Aku tak pernah mengatakan bahwa aku benci menunggu. Aku hanya tak suka jika seseorang tidak melakukan apa yang dia ucapkan. Menunggu selalu membuatku berpikir bahwa akan ada satu dua pekerjaan yang bisa aku lakukan. Hanya saja, kali ini aku menulis beberapa cuitan di lini kala Twitter, menulis blog, sembari bersandar di penyangga tubuh yang tak layak disebut kursi demi menunggumu di peron.
Sekarang pukul 10.12 malam. Peron semakin sepi. Tubuh kurus jangkungmu dengan kulit gelap khas Timur itu tak juga muncul.
Tenang saja. Kataku pada diri sendiri. Dia pasti segera datang.
Karena aku mau menunggu, asal orangnya kamu...
Waktu sudah menunjukkan pukul 10. 34 malam.
Akhirnya, aku melihat punggungmu yang berusaha keluar dari salah satu gerbong kereta. Tepat di seberangku. Dengan jaket hoody, ransel yang sudah kepalang lusuh, dan beberapa buku di tangan. Hangat senyummu perlahan menenangkan hatiku yang seringkali tiba-tiba membeku.
Mestinya juga kamu tidak perlu melontarkan pertanyaan, "kenapa wajahmu tanpa ekspresi seperti itu?" tiap kali hatiku mulai menggigil sepi dimakan ketakutan.
Kita berpandangan dari jauh. Lalu tersenyum. Astaga, melihatmu dari jarak 10 depa ini membuatku benar-benar semakin merindukanmu!
Saat jarak kita tinggal satu kelingking, aku ingin mengatakan padamu rasa terima kasihku karena telah benar-benar datang. Terima kasih telah menyempatkan bertemu walau hanya 10 menit bersama. Terima kasih atas senyum yang kamu tampakkan saat pertama kali pandangan mata kita bertemu.
Alih-alih mengatakan itu, aku menggunakan kesempatan pertemuan singkat kita untuk merajuk tentang tema yang sama. Persoalan yang berkali-kali telah kita bahas. Hal yang akan membuatmu memberikan jawaban yang sama karena pertanyaanku pun belum berubah.
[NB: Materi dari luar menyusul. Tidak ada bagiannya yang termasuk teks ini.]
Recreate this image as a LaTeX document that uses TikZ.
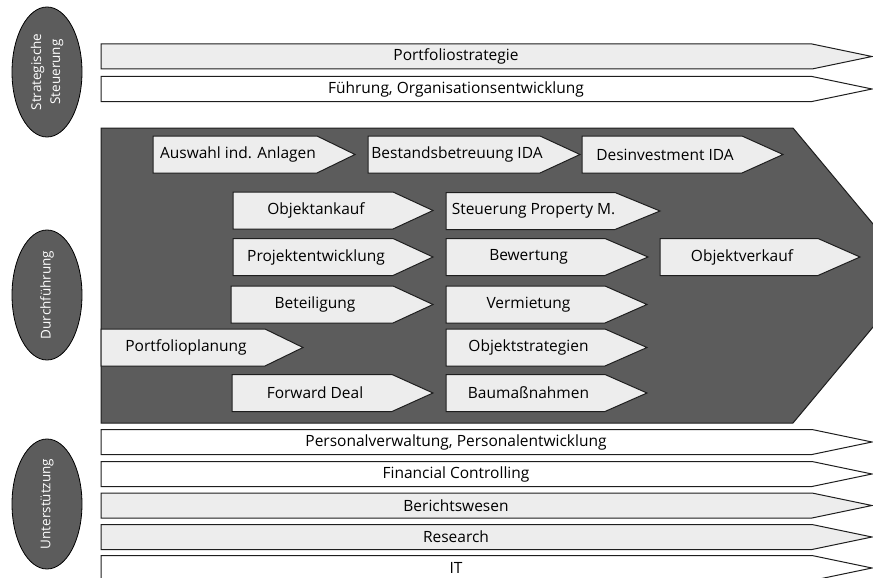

Seperti biasa, kamu menyambut rajukanku dengan senyuman geli. Ada kerut halus nan indah yang bermuara dari bibir yang sampai ke matamu dan selalu membuatku malu. Saking malunya, aku akan membalikkan badan maupun menghindari pandanganku dari matamu sementara tanganmu masih erat memeluk jemariku.
Yang jelas, dengan berakhirnya waktu menunggu, kini aku jadi tahu waktu yang tepat untuk mengakhiri tulisan ini.